### Task to carry out
Locate the line that contains "Clone this chart in matplotlib." in the entries below, then repeat it and every following line through the line that contains "plt.rcParams['font.family'] = ['Liberation", exactly, and no others.

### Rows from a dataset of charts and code
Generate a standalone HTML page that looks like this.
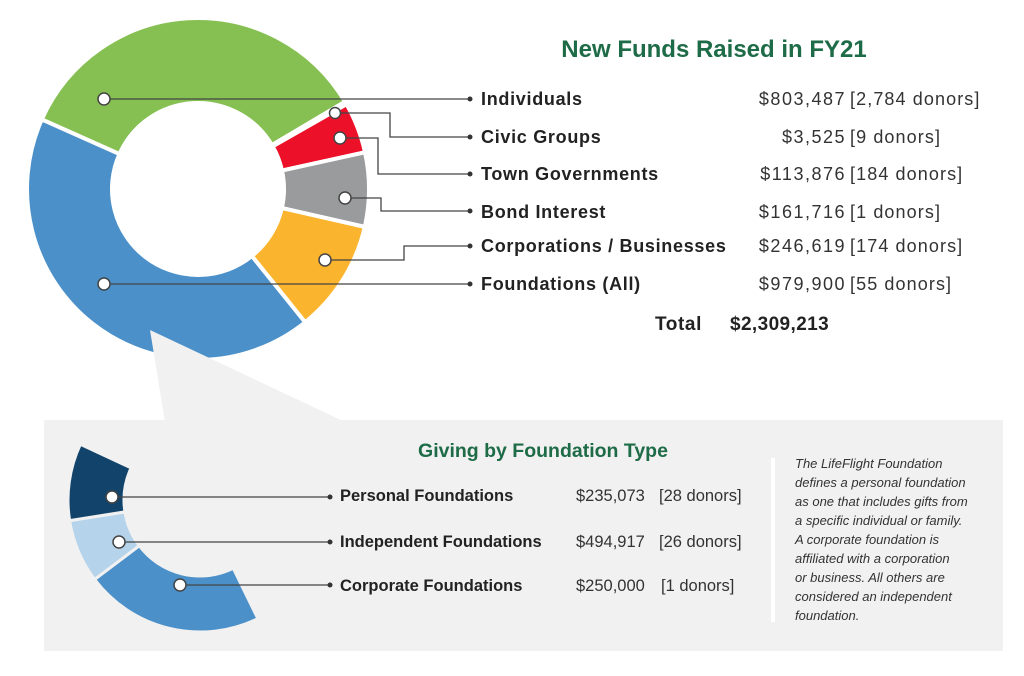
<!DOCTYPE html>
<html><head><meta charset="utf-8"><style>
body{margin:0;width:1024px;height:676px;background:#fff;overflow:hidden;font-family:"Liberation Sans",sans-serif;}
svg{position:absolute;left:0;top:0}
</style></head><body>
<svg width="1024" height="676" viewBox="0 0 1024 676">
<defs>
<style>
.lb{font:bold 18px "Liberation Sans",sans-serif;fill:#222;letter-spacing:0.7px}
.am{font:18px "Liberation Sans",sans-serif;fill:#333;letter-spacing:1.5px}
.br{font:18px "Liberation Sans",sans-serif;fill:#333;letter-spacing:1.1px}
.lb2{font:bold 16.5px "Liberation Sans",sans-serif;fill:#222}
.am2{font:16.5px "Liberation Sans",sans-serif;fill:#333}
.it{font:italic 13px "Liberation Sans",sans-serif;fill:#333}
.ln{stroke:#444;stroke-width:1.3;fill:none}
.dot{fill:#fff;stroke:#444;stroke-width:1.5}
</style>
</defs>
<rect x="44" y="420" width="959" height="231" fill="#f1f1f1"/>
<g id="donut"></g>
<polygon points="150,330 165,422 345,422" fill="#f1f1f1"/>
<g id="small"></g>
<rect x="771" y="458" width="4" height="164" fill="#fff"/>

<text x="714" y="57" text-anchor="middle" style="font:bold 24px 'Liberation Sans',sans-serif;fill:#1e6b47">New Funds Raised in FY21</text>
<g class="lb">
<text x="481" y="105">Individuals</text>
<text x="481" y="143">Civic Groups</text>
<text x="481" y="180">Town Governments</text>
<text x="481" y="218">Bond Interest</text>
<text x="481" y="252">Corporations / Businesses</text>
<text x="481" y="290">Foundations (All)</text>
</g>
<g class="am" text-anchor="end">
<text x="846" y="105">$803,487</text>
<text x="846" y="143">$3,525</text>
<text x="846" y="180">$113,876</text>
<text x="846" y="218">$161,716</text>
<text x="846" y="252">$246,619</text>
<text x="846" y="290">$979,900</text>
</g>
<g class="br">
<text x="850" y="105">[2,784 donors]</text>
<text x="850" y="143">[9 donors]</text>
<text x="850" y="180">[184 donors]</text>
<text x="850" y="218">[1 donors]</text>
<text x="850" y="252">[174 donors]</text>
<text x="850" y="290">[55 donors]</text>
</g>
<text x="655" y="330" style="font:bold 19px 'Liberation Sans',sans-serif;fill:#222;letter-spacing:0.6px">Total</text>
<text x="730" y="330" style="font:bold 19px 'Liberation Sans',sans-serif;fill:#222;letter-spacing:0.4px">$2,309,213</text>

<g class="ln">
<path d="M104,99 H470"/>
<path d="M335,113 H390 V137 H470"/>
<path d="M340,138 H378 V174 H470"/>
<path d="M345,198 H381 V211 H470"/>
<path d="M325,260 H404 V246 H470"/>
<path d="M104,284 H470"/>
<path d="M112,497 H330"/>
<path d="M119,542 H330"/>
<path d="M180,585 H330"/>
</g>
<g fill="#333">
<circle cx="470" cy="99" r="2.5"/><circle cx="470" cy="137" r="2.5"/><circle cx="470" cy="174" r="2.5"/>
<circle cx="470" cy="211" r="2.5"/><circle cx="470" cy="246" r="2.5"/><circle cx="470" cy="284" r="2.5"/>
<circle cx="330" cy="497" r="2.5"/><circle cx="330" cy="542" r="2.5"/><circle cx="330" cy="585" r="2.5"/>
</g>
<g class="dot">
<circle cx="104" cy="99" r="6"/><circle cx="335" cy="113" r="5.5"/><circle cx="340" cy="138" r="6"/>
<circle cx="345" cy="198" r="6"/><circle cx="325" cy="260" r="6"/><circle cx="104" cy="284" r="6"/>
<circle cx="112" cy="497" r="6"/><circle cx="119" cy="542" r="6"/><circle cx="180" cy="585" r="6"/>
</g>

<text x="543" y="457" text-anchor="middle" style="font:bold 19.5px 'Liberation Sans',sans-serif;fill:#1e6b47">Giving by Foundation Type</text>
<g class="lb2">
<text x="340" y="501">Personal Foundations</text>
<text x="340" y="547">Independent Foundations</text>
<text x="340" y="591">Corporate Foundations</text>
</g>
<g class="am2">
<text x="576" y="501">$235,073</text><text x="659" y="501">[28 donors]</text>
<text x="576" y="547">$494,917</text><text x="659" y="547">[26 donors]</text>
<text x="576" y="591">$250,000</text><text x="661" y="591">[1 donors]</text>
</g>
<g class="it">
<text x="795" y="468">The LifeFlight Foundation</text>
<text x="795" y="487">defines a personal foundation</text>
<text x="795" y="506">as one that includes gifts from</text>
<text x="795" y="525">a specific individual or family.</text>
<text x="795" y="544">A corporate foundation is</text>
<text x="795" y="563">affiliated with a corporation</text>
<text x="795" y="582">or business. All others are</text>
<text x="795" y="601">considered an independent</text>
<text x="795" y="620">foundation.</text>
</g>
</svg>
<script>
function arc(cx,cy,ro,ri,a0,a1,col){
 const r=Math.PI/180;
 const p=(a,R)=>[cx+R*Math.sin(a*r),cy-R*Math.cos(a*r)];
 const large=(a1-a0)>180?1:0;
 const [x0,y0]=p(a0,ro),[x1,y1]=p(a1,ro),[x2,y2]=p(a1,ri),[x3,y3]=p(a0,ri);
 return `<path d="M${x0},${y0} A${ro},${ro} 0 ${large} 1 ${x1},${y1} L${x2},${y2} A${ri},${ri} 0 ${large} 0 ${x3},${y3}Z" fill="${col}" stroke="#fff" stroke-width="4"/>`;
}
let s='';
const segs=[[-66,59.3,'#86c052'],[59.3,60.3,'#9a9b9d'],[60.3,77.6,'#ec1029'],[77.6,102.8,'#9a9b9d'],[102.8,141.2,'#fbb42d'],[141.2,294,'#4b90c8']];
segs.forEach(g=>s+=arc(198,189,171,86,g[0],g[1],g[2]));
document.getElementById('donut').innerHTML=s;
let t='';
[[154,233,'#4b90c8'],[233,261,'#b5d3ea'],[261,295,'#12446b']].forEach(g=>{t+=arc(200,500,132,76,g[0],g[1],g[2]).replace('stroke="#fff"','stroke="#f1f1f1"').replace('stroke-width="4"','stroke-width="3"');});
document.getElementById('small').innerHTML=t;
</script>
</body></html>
--
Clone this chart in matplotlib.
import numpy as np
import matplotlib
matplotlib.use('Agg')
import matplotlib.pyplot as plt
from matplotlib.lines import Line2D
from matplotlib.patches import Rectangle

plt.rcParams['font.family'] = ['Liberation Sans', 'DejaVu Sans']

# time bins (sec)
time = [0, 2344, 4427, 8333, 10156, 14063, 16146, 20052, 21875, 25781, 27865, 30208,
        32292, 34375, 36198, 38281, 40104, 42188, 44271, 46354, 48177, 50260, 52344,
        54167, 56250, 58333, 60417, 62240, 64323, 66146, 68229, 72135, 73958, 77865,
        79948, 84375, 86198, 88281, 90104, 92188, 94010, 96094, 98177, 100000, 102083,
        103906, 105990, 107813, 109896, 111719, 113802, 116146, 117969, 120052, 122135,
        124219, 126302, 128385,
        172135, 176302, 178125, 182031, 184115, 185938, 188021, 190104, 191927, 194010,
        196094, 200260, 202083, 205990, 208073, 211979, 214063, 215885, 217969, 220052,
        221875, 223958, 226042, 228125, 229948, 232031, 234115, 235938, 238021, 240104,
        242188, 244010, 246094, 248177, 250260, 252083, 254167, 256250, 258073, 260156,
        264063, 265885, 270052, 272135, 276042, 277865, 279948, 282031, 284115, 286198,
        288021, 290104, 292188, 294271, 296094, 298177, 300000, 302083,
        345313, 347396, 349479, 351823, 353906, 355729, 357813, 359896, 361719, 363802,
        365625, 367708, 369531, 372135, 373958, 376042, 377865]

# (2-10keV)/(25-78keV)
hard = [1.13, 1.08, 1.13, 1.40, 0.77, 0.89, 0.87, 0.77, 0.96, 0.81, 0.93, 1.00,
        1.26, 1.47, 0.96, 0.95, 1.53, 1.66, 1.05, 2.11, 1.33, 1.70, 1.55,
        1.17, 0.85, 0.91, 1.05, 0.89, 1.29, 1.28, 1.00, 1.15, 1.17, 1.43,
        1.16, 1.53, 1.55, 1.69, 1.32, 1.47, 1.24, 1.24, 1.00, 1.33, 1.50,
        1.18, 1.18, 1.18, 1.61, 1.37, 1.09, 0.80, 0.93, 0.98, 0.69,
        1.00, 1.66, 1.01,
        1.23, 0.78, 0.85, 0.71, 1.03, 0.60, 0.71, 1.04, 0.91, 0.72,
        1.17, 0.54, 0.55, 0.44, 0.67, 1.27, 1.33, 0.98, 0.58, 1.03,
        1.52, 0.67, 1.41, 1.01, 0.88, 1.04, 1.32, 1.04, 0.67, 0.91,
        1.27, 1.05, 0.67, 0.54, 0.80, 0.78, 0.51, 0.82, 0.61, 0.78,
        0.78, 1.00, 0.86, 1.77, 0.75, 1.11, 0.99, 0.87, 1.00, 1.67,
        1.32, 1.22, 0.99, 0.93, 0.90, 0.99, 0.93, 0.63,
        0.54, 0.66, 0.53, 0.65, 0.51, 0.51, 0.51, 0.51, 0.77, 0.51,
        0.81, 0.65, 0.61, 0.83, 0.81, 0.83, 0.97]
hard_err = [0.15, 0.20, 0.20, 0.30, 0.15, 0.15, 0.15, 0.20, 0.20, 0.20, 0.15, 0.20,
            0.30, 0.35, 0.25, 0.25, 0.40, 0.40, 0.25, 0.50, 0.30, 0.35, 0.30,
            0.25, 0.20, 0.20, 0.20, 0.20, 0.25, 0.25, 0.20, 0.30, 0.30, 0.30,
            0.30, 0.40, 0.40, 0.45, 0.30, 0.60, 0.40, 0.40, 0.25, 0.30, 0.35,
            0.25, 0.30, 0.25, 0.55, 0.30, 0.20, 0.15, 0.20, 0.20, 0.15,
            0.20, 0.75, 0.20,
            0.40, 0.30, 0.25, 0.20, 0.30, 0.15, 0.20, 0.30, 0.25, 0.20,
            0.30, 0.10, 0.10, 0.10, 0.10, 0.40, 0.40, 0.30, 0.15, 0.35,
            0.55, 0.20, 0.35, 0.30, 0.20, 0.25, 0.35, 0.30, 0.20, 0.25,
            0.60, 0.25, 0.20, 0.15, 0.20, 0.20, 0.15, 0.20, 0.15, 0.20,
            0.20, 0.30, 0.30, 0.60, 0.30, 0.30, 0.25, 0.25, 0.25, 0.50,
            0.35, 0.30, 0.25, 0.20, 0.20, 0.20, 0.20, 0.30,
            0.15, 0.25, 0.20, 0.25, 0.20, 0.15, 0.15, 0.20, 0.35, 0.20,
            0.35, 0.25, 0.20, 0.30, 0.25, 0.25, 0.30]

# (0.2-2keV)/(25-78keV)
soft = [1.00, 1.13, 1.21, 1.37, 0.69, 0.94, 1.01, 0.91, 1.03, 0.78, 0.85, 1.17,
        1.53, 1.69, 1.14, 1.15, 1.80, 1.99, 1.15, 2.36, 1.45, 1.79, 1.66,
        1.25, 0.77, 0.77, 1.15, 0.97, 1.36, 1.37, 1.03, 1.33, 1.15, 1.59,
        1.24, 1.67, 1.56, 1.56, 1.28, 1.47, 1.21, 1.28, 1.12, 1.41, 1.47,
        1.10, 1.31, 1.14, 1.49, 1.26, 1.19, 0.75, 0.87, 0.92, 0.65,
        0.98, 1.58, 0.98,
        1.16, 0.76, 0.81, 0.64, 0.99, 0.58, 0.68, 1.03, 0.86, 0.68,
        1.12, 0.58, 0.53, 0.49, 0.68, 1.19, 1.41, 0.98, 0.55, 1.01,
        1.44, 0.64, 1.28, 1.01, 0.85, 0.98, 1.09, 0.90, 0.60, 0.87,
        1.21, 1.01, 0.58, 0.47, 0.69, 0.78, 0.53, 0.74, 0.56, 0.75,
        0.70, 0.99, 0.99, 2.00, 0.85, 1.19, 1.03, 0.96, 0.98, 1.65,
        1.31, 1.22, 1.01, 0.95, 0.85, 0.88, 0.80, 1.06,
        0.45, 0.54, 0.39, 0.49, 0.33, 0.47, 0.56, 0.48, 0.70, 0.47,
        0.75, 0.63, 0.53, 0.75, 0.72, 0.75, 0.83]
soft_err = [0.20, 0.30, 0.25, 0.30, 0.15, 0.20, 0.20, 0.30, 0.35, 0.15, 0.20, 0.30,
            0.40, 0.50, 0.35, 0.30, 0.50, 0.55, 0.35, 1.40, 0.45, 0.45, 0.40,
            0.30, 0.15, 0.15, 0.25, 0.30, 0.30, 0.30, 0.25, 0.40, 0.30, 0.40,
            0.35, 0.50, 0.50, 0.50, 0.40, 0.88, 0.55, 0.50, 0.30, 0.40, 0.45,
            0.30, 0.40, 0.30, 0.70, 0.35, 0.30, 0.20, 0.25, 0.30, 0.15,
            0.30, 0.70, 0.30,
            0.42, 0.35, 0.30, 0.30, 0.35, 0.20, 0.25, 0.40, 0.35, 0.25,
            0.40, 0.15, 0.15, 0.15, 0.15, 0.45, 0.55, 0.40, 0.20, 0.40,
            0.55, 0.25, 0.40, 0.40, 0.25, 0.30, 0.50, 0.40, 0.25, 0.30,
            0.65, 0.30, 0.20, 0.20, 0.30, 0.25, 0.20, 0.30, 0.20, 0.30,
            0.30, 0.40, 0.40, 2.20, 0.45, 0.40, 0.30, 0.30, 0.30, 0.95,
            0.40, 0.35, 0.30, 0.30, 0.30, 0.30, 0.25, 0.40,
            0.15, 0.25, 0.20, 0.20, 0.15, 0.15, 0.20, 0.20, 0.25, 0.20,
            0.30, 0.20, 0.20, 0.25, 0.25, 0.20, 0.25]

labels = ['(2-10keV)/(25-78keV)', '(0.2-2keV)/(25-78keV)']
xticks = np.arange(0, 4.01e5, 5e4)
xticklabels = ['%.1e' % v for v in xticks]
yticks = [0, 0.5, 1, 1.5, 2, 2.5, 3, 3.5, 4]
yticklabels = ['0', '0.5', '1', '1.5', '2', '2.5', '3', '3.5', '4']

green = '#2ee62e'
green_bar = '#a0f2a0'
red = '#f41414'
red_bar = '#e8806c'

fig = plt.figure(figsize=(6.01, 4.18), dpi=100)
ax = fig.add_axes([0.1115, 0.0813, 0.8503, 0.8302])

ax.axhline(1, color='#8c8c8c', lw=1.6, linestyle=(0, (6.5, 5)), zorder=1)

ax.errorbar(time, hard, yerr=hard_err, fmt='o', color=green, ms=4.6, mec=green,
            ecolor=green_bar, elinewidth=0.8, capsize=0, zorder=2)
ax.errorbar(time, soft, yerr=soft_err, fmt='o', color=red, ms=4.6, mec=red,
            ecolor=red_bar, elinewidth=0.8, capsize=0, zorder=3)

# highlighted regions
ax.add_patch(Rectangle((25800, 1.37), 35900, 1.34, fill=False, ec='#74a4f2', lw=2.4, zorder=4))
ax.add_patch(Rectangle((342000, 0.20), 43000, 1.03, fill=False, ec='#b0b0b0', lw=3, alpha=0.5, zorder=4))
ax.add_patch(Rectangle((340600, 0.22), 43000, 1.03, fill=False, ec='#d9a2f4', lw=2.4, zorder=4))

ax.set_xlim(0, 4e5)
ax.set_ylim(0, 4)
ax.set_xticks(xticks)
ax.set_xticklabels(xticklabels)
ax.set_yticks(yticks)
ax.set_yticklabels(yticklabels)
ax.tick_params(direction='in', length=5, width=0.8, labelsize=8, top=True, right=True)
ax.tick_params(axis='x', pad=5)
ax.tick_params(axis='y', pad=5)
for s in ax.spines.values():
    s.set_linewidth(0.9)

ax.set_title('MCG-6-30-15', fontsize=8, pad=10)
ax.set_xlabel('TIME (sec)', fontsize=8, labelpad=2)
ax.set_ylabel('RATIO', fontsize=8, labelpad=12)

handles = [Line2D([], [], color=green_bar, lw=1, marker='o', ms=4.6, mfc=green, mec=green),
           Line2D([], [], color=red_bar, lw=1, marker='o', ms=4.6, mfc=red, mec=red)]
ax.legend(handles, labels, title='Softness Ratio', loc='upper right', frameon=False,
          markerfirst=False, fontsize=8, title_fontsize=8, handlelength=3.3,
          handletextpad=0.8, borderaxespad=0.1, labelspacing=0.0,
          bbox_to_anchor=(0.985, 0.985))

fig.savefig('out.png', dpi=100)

### The completed task
Clone this chart in matplotlib.
import numpy as np
import matplotlib
matplotlib.use('Agg')
import matplotlib.pyplot as plt
from matplotlib.lines import Line2D
from matplotlib.patches import Rectangle

plt.rcParams['font.family'] = ['Liberation Sans', 'DejaVu Sans']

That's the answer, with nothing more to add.